== EXERCISE BRIEF ==
Quote the records that follow in full, leaving the pictures out.

== DATASET RECORDS ==
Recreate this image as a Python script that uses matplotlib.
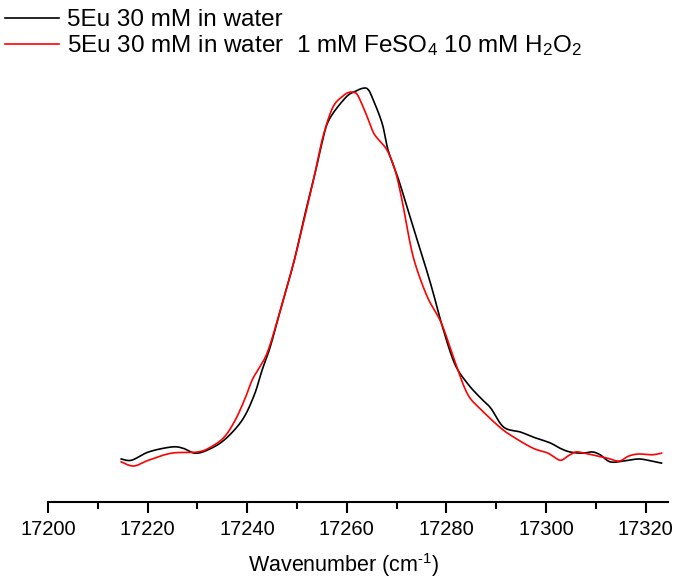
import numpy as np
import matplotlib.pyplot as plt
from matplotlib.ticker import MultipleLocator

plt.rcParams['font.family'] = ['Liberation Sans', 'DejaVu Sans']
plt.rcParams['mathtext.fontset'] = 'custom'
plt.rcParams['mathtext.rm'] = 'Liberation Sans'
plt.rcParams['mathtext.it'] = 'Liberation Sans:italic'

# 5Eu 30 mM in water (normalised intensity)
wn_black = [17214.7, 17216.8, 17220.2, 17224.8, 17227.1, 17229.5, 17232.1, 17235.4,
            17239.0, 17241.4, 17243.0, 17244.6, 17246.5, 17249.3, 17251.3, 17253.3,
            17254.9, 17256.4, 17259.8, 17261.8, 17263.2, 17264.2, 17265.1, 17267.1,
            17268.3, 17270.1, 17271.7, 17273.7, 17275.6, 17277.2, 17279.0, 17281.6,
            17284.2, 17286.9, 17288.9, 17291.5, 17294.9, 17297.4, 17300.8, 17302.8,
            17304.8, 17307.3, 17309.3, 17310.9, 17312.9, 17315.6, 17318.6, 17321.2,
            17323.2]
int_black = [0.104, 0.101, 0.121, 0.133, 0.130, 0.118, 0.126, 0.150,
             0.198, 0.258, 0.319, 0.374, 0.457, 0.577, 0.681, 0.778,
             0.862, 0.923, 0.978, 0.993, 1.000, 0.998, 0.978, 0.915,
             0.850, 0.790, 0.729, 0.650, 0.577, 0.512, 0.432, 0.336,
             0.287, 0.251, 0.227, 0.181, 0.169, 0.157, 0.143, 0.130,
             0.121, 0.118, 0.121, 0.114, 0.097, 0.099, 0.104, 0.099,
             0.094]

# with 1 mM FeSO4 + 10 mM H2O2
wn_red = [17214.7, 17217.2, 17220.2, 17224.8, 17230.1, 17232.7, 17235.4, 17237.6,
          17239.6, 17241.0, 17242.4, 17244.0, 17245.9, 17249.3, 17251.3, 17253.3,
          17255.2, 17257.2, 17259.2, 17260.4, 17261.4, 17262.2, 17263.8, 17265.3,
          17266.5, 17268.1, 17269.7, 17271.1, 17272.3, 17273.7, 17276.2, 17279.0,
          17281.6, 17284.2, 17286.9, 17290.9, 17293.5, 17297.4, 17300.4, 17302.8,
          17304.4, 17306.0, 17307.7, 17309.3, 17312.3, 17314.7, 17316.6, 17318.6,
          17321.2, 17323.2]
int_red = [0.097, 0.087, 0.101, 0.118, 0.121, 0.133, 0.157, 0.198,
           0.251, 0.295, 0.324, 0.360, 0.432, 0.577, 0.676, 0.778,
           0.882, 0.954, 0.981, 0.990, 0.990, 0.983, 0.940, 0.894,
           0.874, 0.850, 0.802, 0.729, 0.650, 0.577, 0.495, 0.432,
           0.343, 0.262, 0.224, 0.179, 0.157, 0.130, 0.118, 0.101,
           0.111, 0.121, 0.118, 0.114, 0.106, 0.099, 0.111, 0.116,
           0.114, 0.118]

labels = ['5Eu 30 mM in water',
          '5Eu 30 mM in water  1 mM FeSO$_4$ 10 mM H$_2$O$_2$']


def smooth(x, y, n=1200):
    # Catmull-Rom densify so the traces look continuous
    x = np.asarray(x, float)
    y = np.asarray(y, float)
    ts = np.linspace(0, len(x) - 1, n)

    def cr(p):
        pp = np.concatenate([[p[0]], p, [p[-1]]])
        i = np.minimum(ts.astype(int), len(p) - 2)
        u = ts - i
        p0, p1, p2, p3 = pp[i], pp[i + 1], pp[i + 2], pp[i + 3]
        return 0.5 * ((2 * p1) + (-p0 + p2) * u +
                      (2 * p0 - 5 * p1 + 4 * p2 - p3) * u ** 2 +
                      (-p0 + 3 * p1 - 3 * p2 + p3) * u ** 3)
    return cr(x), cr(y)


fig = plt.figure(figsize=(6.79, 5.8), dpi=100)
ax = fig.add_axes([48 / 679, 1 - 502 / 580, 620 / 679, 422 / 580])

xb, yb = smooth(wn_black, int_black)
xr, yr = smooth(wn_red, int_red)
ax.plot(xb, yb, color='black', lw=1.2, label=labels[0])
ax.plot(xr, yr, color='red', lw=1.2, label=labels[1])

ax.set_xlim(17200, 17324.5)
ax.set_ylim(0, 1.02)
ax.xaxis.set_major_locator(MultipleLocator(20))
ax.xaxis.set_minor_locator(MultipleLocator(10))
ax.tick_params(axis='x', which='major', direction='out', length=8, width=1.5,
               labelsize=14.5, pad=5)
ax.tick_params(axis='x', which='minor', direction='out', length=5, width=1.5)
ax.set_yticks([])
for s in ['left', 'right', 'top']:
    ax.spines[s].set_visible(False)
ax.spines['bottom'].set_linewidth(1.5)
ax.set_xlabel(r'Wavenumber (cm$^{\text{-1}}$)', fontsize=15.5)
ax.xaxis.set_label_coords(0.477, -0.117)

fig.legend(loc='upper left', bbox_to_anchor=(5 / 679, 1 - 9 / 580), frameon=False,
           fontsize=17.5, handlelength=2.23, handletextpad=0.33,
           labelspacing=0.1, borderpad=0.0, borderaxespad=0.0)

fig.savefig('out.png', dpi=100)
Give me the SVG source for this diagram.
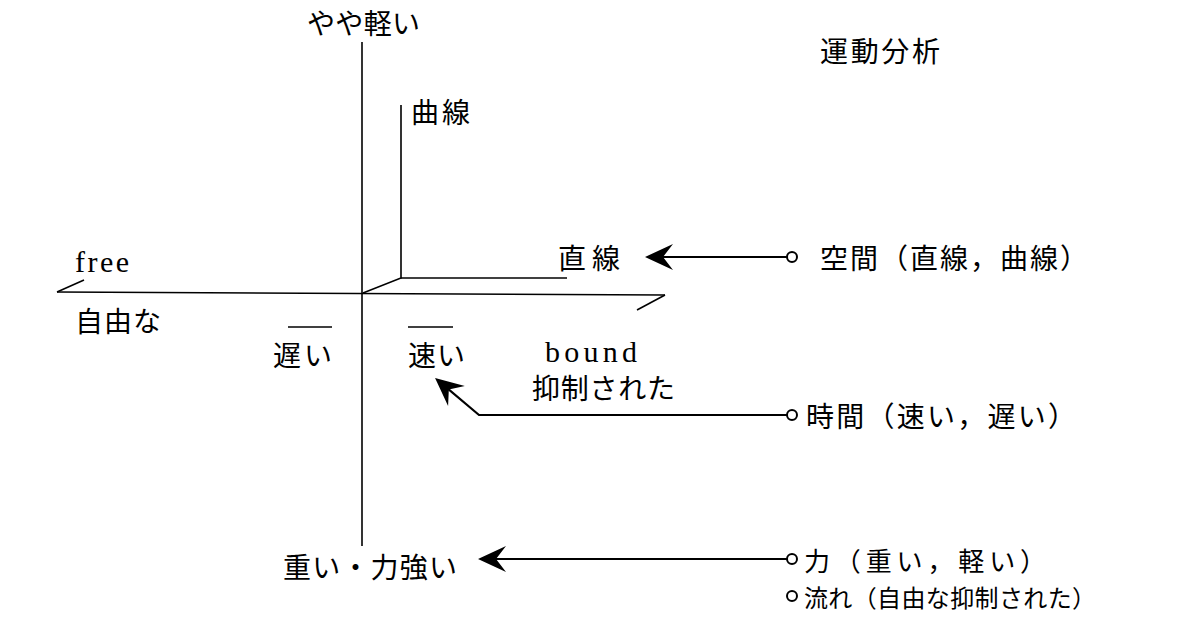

== TASK ANSWER ==
Recreate this image as a Python script that uses matplotlib.
import numpy as np
import matplotlib.pyplot as plt
from matplotlib.ticker import MultipleLocator

plt.rcParams['font.family'] = ['Liberation Sans', 'DejaVu Sans']
plt.rcParams['mathtext.fontset'] = 'custom'
plt.rcParams['mathtext.rm'] = 'Liberation Sans'
plt.rcParams['mathtext.it'] = 'Liberation Sans:italic'

# 5Eu 30 mM in water (normalised intensity)
wn_black = [17214.7, 17216.8, 17220.2, 17224.8, 17227.1, 17229.5, 17232.1, 17235.4,
            17239.0, 17241.4, 17243.0, 17244.6, 17246.5, 17249.3, 17251.3, 17253.3,
            17254.9, 17256.4, 17259.8, 17261.8, 17263.2, 17264.2, 17265.1, 17267.1,
            17268.3, 17270.1, 17271.7, 17273.7, 17275.6, 17277.2, 17279.0, 17281.6,
            17284.2, 17286.9, 17288.9, 17291.5, 17294.9, 17297.4, 17300.8, 17302.8,
            17304.8, 17307.3, 17309.3, 17310.9, 17312.9, 17315.6, 17318.6, 17321.2,
            17323.2]
int_black = [0.104, 0.101, 0.121, 0.133, 0.130, 0.118, 0.126, 0.150,
             0.198, 0.258, 0.319, 0.374, 0.457, 0.577, 0.681, 0.778,
             0.862, 0.923, 0.978, 0.993, 1.000, 0.998, 0.978, 0.915,
             0.850, 0.790, 0.729, 0.650, 0.577, 0.512, 0.432, 0.336,
             0.287, 0.251, 0.227, 0.181, 0.169, 0.157, 0.143, 0.130,
             0.121, 0.118, 0.121, 0.114, 0.097, 0.099, 0.104, 0.099,
             0.094]

# with 1 mM FeSO4 + 10 mM H2O2
wn_red = [17214.7, 17217.2, 17220.2, 17224.8, 17230.1, 17232.7, 17235.4, 17237.6,
          17239.6, 17241.0, 17242.4, 17244.0, 17245.9, 17249.3, 17251.3, 17253.3,
          17255.2, 17257.2, 17259.2, 17260.4, 17261.4, 17262.2, 17263.8, 17265.3,
          17266.5, 17268.1, 17269.7, 17271.1, 17272.3, 17273.7, 17276.2, 17279.0,
          17281.6, 17284.2, 17286.9, 17290.9, 17293.5, 17297.4, 17300.4, 17302.8,
          17304.4, 17306.0, 17307.7, 17309.3, 17312.3, 17314.7, 17316.6, 17318.6,
          17321.2, 17323.2]
int_red = [0.097, 0.087, 0.101, 0.118, 0.121, 0.133, 0.157, 0.198,
           0.251, 0.295, 0.324, 0.360, 0.432, 0.577, 0.676, 0.778,
           0.882, 0.954, 0.981, 0.990, 0.990, 0.983, 0.940, 0.894,
           0.874, 0.850, 0.802, 0.729, 0.650, 0.577, 0.495, 0.432,
           0.343, 0.262, 0.224, 0.179, 0.157, 0.130, 0.118, 0.101,
           0.111, 0.121, 0.118, 0.114, 0.106, 0.099, 0.111, 0.116,
           0.114, 0.118]

labels = ['5Eu 30 mM in water',
          '5Eu 30 mM in water  1 mM FeSO$_4$ 10 mM H$_2$O$_2$']


def smooth(x, y, n=1200):
    # Catmull-Rom densify so the traces look continuous
    x = np.asarray(x, float)
    y = np.asarray(y, float)
    ts = np.linspace(0, len(x) - 1, n)

    def cr(p):
        pp = np.concatenate([[p[0]], p, [p[-1]]])
        i = np.minimum(ts.astype(int), len(p) - 2)
        u = ts - i
        p0, p1, p2, p3 = pp[i], pp[i + 1], pp[i + 2], pp[i + 3]
        return 0.5 * ((2 * p1) + (-p0 + p2) * u +
                      (2 * p0 - 5 * p1 + 4 * p2 - p3) * u ** 2 +
                      (-p0 + 3 * p1 - 3 * p2 + p3) * u ** 3)
    return cr(x), cr(y)


fig = plt.figure(figsize=(6.79, 5.8), dpi=100)
ax = fig.add_axes([48 / 679, 1 - 502 / 580, 620 / 679, 422 / 580])

xb, yb = smooth(wn_black, int_black)
xr, yr = smooth(wn_red, int_red)
ax.plot(xb, yb, color='black', lw=1.2, label=labels[0])
ax.plot(xr, yr, color='red', lw=1.2, label=labels[1])

ax.set_xlim(17200, 17324.5)
ax.set_ylim(0, 1.02)
ax.xaxis.set_major_locator(MultipleLocator(20))
ax.xaxis.set_minor_locator(MultipleLocator(10))
ax.tick_params(axis='x', which='major', direction='out', length=8, width=1.5,
               labelsize=14.5, pad=5)
ax.tick_params(axis='x', which='minor', direction='out', length=5, width=1.5)
ax.set_yticks([])
for s in ['left', 'right', 'top']:
    ax.spines[s].set_visible(False)
ax.spines['bottom'].set_linewidth(1.5)
ax.set_xlabel(r'Wavenumber (cm$^{\text{-1}}$)', fontsize=15.5)
ax.xaxis.set_label_coords(0.477, -0.117)

fig.legend(loc='upper left', bbox_to_anchor=(5 / 679, 1 - 9 / 580), frameon=False,
           fontsize=17.5, handlelength=2.23, handletextpad=0.33,
           labelspacing=0.1, borderpad=0.0, borderaxespad=0.0)

fig.savefig('out.png', dpi=100)
Give me the SVG source for this diagram.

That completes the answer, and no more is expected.